_DATA SEGMENT:_
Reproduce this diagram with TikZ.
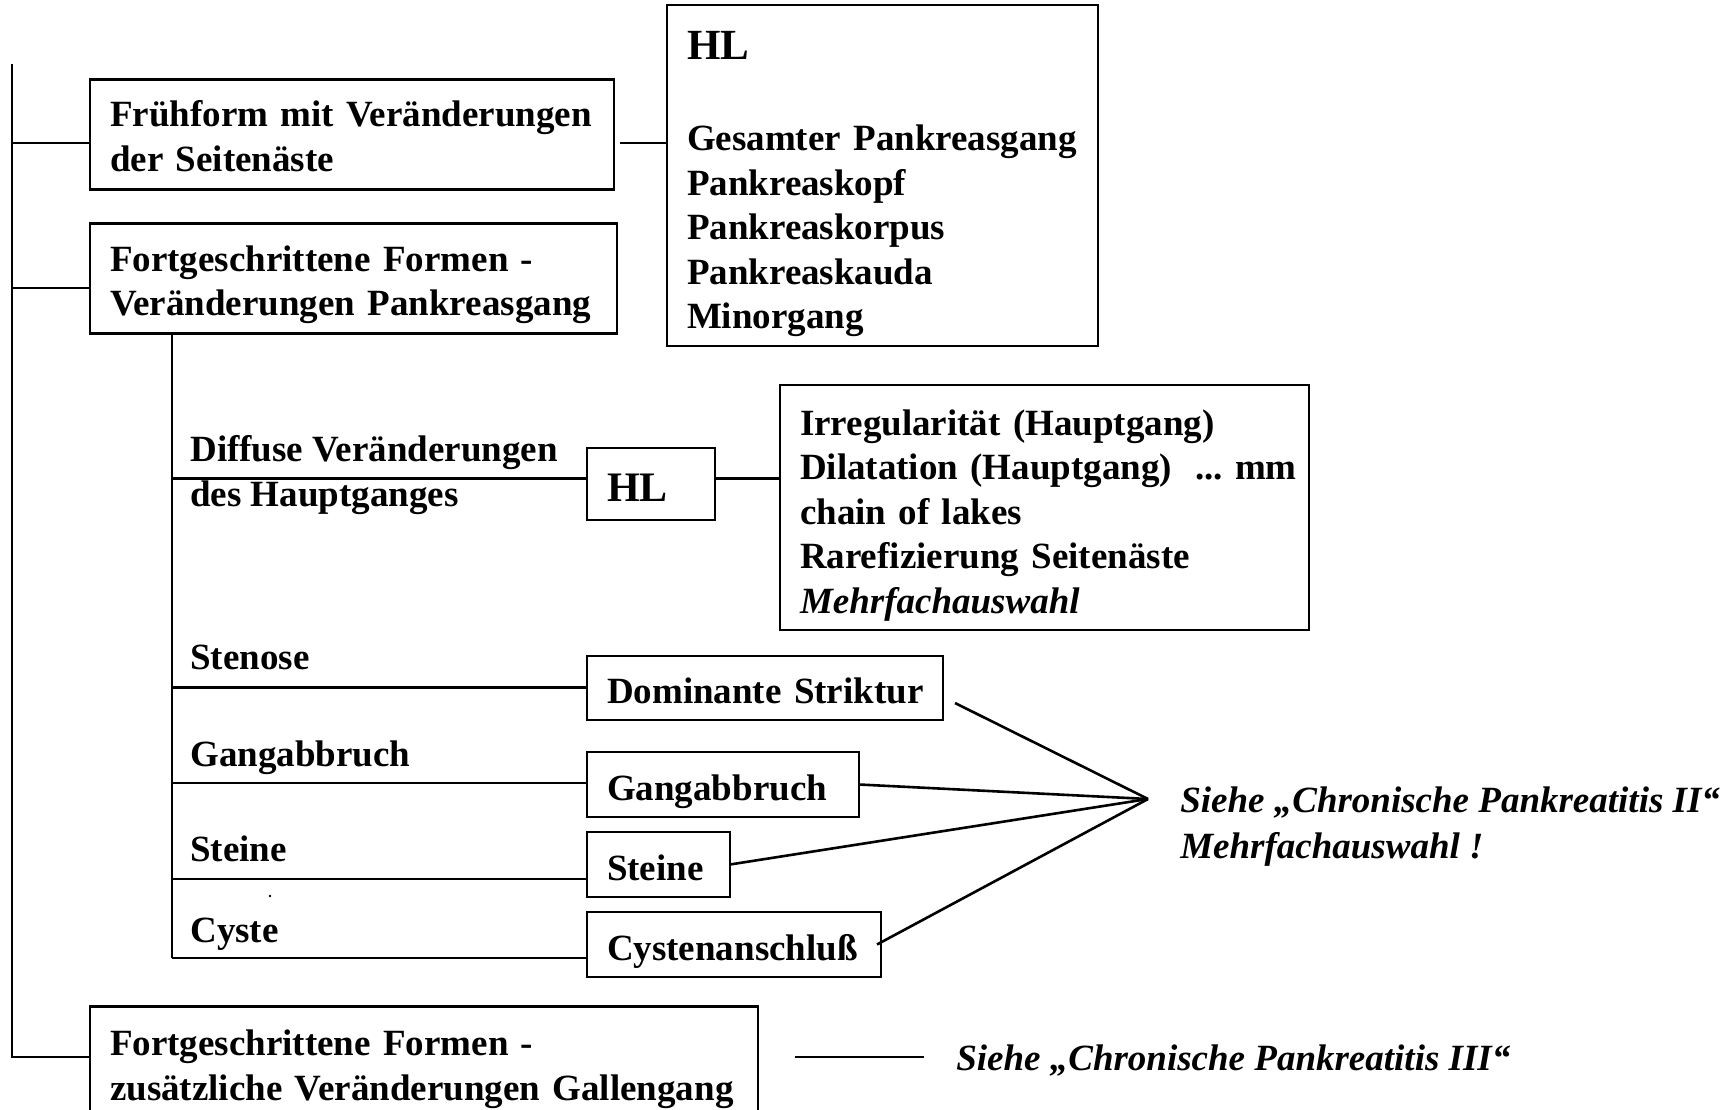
\documentclass[tikz,border=0pt]{standalone}
\usepackage{fontspec}
\setmainfont{Liberation Serif}
\usetikzlibrary{calc}
% invisible strut that lifts the top of the first text line
\newcommand{\boxstrut}[1]{\rule{0pt}{#1}}
\begin{document}
\begin{tikzpicture}[x=1pt,y=-1pt,line width=2.6pt,
  txt/.style={font=\fontsize{37}{44.5}\selectfont\bfseries},
  box/.style={draw,txt,inner xsep=20pt,inner ysep=0pt,align=left,outer sep=0pt},
  onebox/.style={box,text height=34pt,text depth=3pt},
  lbl/.style={txt,inner sep=0pt,align=left,anchor=base west},
  ref/.style={lbl,font=\fontsize{37}{46}\selectfont\bfseries\itshape},
]
\useasboundingbox (0,0) rectangle (1725,1110);

% main forms
\node[box,minimum width=524pt,minimum height=110pt,text width=484pt] (b1) at (352,134.5)
  {\boxstrut{29pt}\mbox{Frühform mit Veränderungen}\\der Seitenäste};
\node[box,minimum width=527pt,minimum height=110pt,text width=487pt] (b2) at (353.5,278.5)
  {\boxstrut{38pt}Fortgeschrittene Formen -\\\mbox{Veränderungen Pankreasgang}};
\node[box,anchor=north west,minimum width=668pt,minimum height=118pt,text width=628pt] (b5) at (90,1006.5)
  {\boxstrut{33pt}Fortgeschrittene Formen -\\\mbox{zusätzliche Veränderungen Gallengang}};

% localisation box
\node[box,minimum width=431pt,minimum height=341pt,text width=391pt] (hl) at (882.5,175.5)
  {\boxstrut{46pt}{\fontsize{43}{44.5}\selectfont HL}\\[46.5pt]\mbox{Gesamter Pankreasgang}\\Pankreaskopf\\Pankreaskorpus\\Pankreaskauda\\Minorgang};

% diffuse changes
\node[box,minimum width=128pt,minimum height=72pt,text width=88pt,text height=35pt,text depth=0pt,
  font=\fontsize{42}{44.5}\selectfont\bfseries] (hls) at (651,484) {HL};
\node[box,minimum width=529pt,minimum height=245pt,text width=489pt] (det) at (1044.5,507.5)
  {\boxstrut{41pt}Irregularität (Hauptgang)\\\mbox{Dilatation (Hauptgang)\hspace{23pt}...\ mm}\\chain of lakes\\Rarefizierung Seitenäste\\\textit{Mehrfachauswahl}};

% focal findings
\node[onebox,minimum width=356pt,minimum height=64pt,text width=316pt] (dom) at (765,688) {\mbox{Dominante Striktur}};
\node[onebox,minimum width=272pt,minimum height=65pt,text width=232pt] (gang) at (723,784.5) {Gangabbruch};
\node[onebox,minimum width=143pt,minimum height=65pt,text width=103pt] (stei) at (658.5,864.5) {Steine};
\node[onebox,minimum width=294pt,minimum height=65pt,text width=254pt] (cyst) at (734,944.5) {\mbox{Cystenanschluß}};

% branch labels (base = baseline of the last line)
\node[lbl] (l1) at (189,506) {Diffuse Veränderungen\\des Hauptganges};
\node[lbl] (l2) at (189,669) {Stenose};
\node[lbl] (l3) at (189,766) {Gangabbruch};
\node[lbl] (l4) at (189,861) {Steine};
\node[lbl] (l5) at (189,942) {Cyste};

% references
\node[ref] (s2) at (1179,858) {Siehe „Chronische Pankreatitis II“\\Mehrfachauswahl !};
\node[ref] (s3) at (955,1070) {Siehe „Chronische Pankreatitis III“};

% main trunk
\coordinate (ttop) at (12,64);
\coordinate (j1) at (12,143);
\coordinate (j2) at (12,288);
\coordinate (j5) at (12,1057);
\draw (ttop) -- (j5) -- (j5 -| b5.west);
\draw (j1) -- (j1 -| b1.west);
\draw (j2) -- (j2 -| b2.west);
\draw ([xshift=6pt]j1 -| b1.east) -- (j1 -| hl.west);

% sub trunk
\coordinate (k1) at (172,478.5);
\coordinate (k2) at (172,687.5);
\coordinate (k3) at (172,783);
\coordinate (k4) at (172,879);
\coordinate (k5) at (172,958);
\draw (b2.south -| k1) -- (k5);
\draw (k1) -- (k1 -| hls.west);
\draw (k1 -| hls.east) -- (k1 -| det.west);
\draw (k2) -- (k2 -| dom.west);
\draw (k3) -- (k3 -| gang.west);
\draw (k4) -- (k4 -| stei.west);
\draw (k5) -- (k5 -| cyst.west);

% fan to the reference
\coordinate (fan) at (1148,799);
\coordinate (f1) at ([shift={(12,15)}]dom.east);
\draw (f1) -- (fan);
\draw (gang.east) -- (fan);
\draw (stei.east) -- (fan);
\draw ([xshift=-4pt]cyst.east) -- (fan);

% bile duct reference
\coordinate (g1) at ([xshift=37pt]j5 -| b5.east);
\coordinate (g2) at ([xshift=-31pt]j5 -| s3.west);
\draw (g1) -- (g2);

\fill (270,896) circle (1.4pt);
\end{tikzpicture}
\end{document}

_DIRECTIONS:_ Repeat the material above in full and unchanged, minus its images.

_RESULT OF THIS EXERCISE:_
Reproduce this diagram with TikZ.
\documentclass[tikz,border=0pt]{standalone}
\usepackage{fontspec}
\setmainfont{Liberation Serif}
\usetikzlibrary{calc}
% invisible strut that lifts the top of the first text line
\newcommand{\boxstrut}[1]{\rule{0pt}{#1}}
\begin{document}
\begin{tikzpicture}[x=1pt,y=-1pt,line width=2.6pt,
  txt/.style={font=\fontsize{37}{44.5}\selectfont\bfseries},
  box/.style={draw,txt,inner xsep=20pt,inner ysep=0pt,align=left,outer sep=0pt},
  onebox/.style={box,text height=34pt,text depth=3pt},
  lbl/.style={txt,inner sep=0pt,align=left,anchor=base west},
  ref/.style={lbl,font=\fontsize{37}{46}\selectfont\bfseries\itshape},
]
\useasboundingbox (0,0) rectangle (1725,1110);

% main forms
\node[box,minimum width=524pt,minimum height=110pt,text width=484pt] (b1) at (352,134.5)
  {\boxstrut{29pt}\mbox{Frühform mit Veränderungen}\\der Seitenäste};
\node[box,minimum width=527pt,minimum height=110pt,text width=487pt] (b2) at (353.5,278.5)
  {\boxstrut{38pt}Fortgeschrittene Formen -\\\mbox{Veränderungen Pankreasgang}};
\node[box,anchor=north west,minimum width=668pt,minimum height=118pt,text width=628pt] (b5) at (90,1006.5)
  {\boxstrut{33pt}Fortgeschrittene Formen -\\\mbox{zusätzliche Veränderungen Gallengang}};

% localisation box
\node[box,minimum width=431pt,minimum height=341pt,text width=391pt] (hl) at (882.5,175.5)
  {\boxstrut{46pt}{\fontsize{43}{44.5}\selectfont HL}\\[46.5pt]\mbox{Gesamter Pankreasgang}\\Pankreaskopf\\Pankreaskorpus\\Pankreaskauda\\Minorgang};

% diffuse changes
\node[box,minimum width=128pt,minimum height=72pt,text width=88pt,text height=35pt,text depth=0pt,
  font=\fontsize{42}{44.5}\selectfont\bfseries] (hls) at (651,484) {HL};
\node[box,minimum width=529pt,minimum height=245pt,text width=489pt] (det) at (1044.5,507.5)
  {\boxstrut{41pt}Irregularität (Hauptgang)\\\mbox{Dilatation (Hauptgang)\hspace{23pt}...\ mm}\\chain of lakes\\Rarefizierung Seitenäste\\\textit{Mehrfachauswahl}};

% focal findings
\node[onebox,minimum width=356pt,minimum height=64pt,text width=316pt] (dom) at (765,688) {\mbox{Dominante Striktur}};
\node[onebox,minimum width=272pt,minimum height=65pt,text width=232pt] (gang) at (723,784.5) {Gangabbruch};
\node[onebox,minimum width=143pt,minimum height=65pt,text width=103pt] (stei) at (658.5,864.5) {Steine};
\node[onebox,minimum width=294pt,minimum height=65pt,text width=254pt] (cyst) at (734,944.5) {\mbox{Cystenanschluß}};

% branch labels (base = baseline of the last line)
\node[lbl] (l1) at (189,506) {Diffuse Veränderungen\\des Hauptganges};
\node[lbl] (l2) at (189,669) {Stenose};
\node[lbl] (l3) at (189,766) {Gangabbruch};
\node[lbl] (l4) at (189,861) {Steine};
\node[lbl] (l5) at (189,942) {Cyste};

% references
\node[ref] (s2) at (1179,858) {Siehe „Chronische Pankreatitis II“\\Mehrfachauswahl !};
\node[ref] (s3) at (955,1070) {Siehe „Chronische Pankreatitis III“};

% main trunk
\coordinate (ttop) at (12,64);
\coordinate (j1) at (12,143);
\coordinate (j2) at (12,288);
\coordinate (j5) at (12,1057);
\draw (ttop) -- (j5) -- (j5 -| b5.west);
\draw (j1) -- (j1 -| b1.west);
\draw (j2) -- (j2 -| b2.west);
\draw ([xshift=6pt]j1 -| b1.east) -- (j1 -| hl.west);

% sub trunk
\coordinate (k1) at (172,478.5);
\coordinate (k2) at (172,687.5);
\coordinate (k3) at (172,783);
\coordinate (k4) at (172,879);
\coordinate (k5) at (172,958);
\draw (b2.south -| k1) -- (k5);
\draw (k1) -- (k1 -| hls.west);
\draw (k1 -| hls.east) -- (k1 -| det.west);
\draw (k2) -- (k2 -| dom.west);
\draw (k3) -- (k3 -| gang.west);
\draw (k4) -- (k4 -| stei.west);
\draw (k5) -- (k5 -| cyst.west);

% fan to the reference
\coordinate (fan) at (1148,799);
\coordinate (f1) at ([shift={(12,15)}]dom.east);
\draw (f1) -- (fan);
\draw (gang.east) -- (fan);
\draw (stei.east) -- (fan);
\draw ([xshift=-4pt]cyst.east) -- (fan);

% bile duct reference
\coordinate (g1) at ([xshift=37pt]j5 -| b5.east);
\coordinate (g2) at ([xshift=-31pt]j5 -| s3.west);
\draw (g1) -- (g2);

\fill (270,896) circle (1.4pt);
\end{tikzpicture}
\end{document}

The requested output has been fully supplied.